Lewica od wielu lat powtarza, że ochrona zwierząt stoi w Polsce na bardzo niskim poziomie i ta ustawa to krok w dobrą stronę. W stronę zakończenia barbarzyństwa nad zwierzętami, ich męki. Zadaniem nowoczesnego, cywilizowanego państwa powinna być eliminacja cierpienia zwierząt.
Jestem zwolenniczką likwidacji ferm futrzarskich i za zakazem uboju rytualnego i mogę to powtórzyć tutaj przed Państwem, w Sejmie czy jutro przed kamerami. Dlaczego o tym mówię? Ponieważ moje ugrupowanie, w przeciwieństwie do PiSu, nie zmienia zdania z dnia na dzień.

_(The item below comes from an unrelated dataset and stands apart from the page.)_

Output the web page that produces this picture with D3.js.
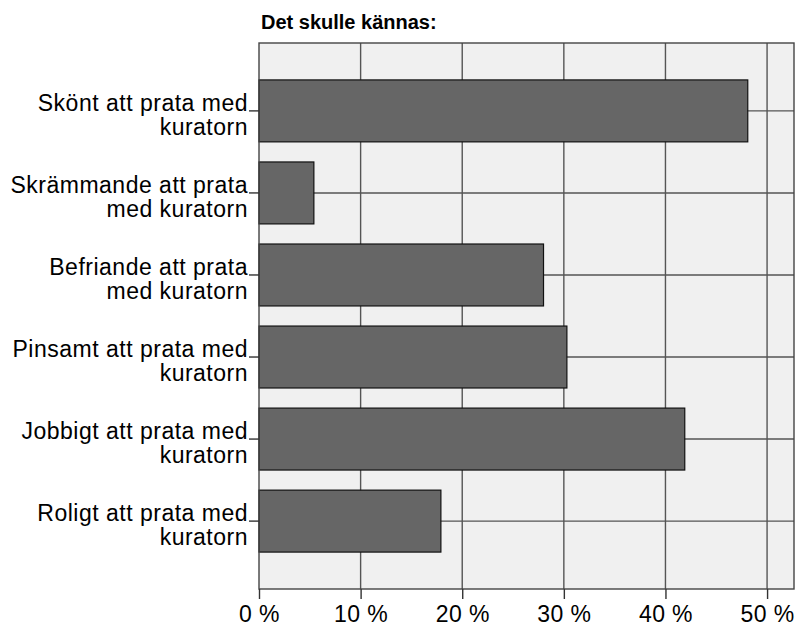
<!DOCTYPE html>
<html>
<head>
<meta charset="utf-8">
<script src="https://cdn.jsdelivr.net/npm/d3@7"></script>
<style>
  body { margin: 0; background: #fff; }
  text { font-family: "Liberation Sans", Arial, sans-serif; fill: #000; }
</style>
</head>
<body>
<div id="graphDiv"></div>
<script>
// data
var categories = [
  "Skönt att prata med kuratorn",
  "Skrämmande att prata med kuratorn",
  "Befriande att prata med kuratorn",
  "Pinsamt att prata med kuratorn",
  "Jobbigt att prata med kuratorn",
  "Roligt att prata med kuratorn"
];
var percents = [48.1, 5.4, 28.0, 30.3, 41.9, 17.9];
var xTicks = [0, 10, 20, 30, 40, 50];
var title = "Det skulle kännas:";

var margin = {top: 43, right: 5, bottom: 38, left: 259},
    width = 799 - margin.left - margin.right,
    height = 627 - margin.top - margin.bottom;

var svg = d3.select("#graphDiv")
  .append("svg")
    .attr("width", 799)
    .attr("height", 627)
  .append("g")
    .attr("transform", "translate(" + margin.left + "," + margin.top + ")");

var x = d3.scaleLinear()
  .domain([0, 52.65])
  .range([0, width]);

var y = d3.scaleBand()
  .domain(categories)
  .range([0, height])
  .paddingInner(0.245)
  .paddingOuter(0.45);

// background
svg.append("rect")
  .attr("width", width)
  .attr("height", height)
  .style("fill", "#f0f0f0");

// grid lines
svg.append("g")
  .selectAll("line")
  .data(xTicks.slice(1))
  .enter()
  .append("line")
    .attr("x1", function (d) { return x(d); })
    .attr("x2", function (d) { return x(d); })
    .attr("y1", 0)
    .attr("y2", height)
    .style("stroke", "#555")
    .style("stroke-width", 1.4);

svg.append("g")
  .selectAll("line")
  .data(categories)
  .enter()
  .append("line")
    .attr("x1", 0)
    .attr("x2", width)
    .attr("y1", function (d) { return y(d) + y.bandwidth() / 2; })
    .attr("y2", function (d) { return y(d) + y.bandwidth() / 2; })
    .style("stroke", "#555")
    .style("stroke-width", 1.4);

// bars
svg.append("g")
  .selectAll("rect")
  .data(categories)
  .enter()
  .append("rect")
    .attr("x", 0)
    .attr("y", function (d) { return y(d); })
    .attr("width", function (d, i) { return x(percents[i]); })
    .attr("height", y.bandwidth())
    .style("fill", "#666666")
    .style("stroke", "#111")
    .style("stroke-width", 1.2);

// plot frame
svg.append("rect")
  .attr("width", width)
  .attr("height", height)
  .style("fill", "none")
  .style("stroke", "#444")
  .style("stroke-width", 1.4);

// X axis
var xAxis = svg.append("g")
  .attr("transform", "translate(0," + height + ")")
  .call(d3.axisBottom(x)
    .tickValues(xTicks)
    .tickSize(10)
    .tickFormat(function (d) { return d + " %"; }));
xAxis.select(".domain").remove();
xAxis.selectAll("line").style("stroke", "#333").style("stroke-width", 1.4);
xAxis.selectAll("text")
  .attr("y", 17)
  .attr("dy", "0.71em")
  .style("font-size", "23px")
  .style("letter-spacing", "0.4px");

// Y axis
var yAxis = svg.append("g")
  .call(d3.axisLeft(y).tickSize(10).tickPadding(1));
yAxis.select(".domain").remove();
yAxis.selectAll("line").style("stroke", "#333").style("stroke-width", 1.4);
yAxis.selectAll("text")
  .attr("dy", 0)
  .style("font-size", "23px")
  .style("letter-spacing", "0.5px")
  .call(wrap, 246);

// wrap the category labels onto two lines, first line on the tick
function wrap(texts, maxWidth) {
  texts.each(function () {
    var t = d3.select(this);
    var words = t.text().split(" ");
    var xPos = t.attr("x");
    t.text(null);
    var line = [];
    var tspan = t.append("tspan").attr("x", xPos).attr("dy", 0);
    words.forEach(function (w) {
      line.push(w);
      tspan.text(line.join(" "));
      if (tspan.node().getComputedTextLength() > maxWidth && line.length > 1) {
        line.pop();
        tspan.text(line.join(" "));
        line = [w];
        tspan = t.append("tspan").attr("x", xPos).attr("dy", 24).text(w);
      }
    });
  });
}

// title
svg.append("text")
  .attr("x", 2)
  .attr("y", 29 - margin.top)
  .style("font-size", "20px")
  .style("font-weight", "bold")
  .text(title);
</script>
</body>
</html>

Gdzie jesteście dzisiaj, szanowni senatorowie #PiS? Za czy przeciw? Widzieliśmy głosowanie w Sejmie, słyszymy o rozchwianiu w Senacie. Dla Was ta ustawa to wyłącznie sprawa polityczna. Nie potraficie jasno opowiedzieć się po stronie zwierząt.
Chcę przypomnieć, że w Sejmie jasno domagaliśmy się uczciwych rekompensat dla rolników, przedsiębiorców i jednostek samorządu terytorialnego. Państwo nie może zostawić ich samych sobie. Za dobrą ustawą muszą iść konkretne pieniądze.
Lewica ma jasne poglądy w tej sprawie, od lat niezmienne wartości, dlatego w imieniu naszego Klubu Parlamentarnego wraz z Senatorem Wojciechem Koniecznym wnoszę o przyjęcie ustawy o ochronie praw zwierząt bez poprawek.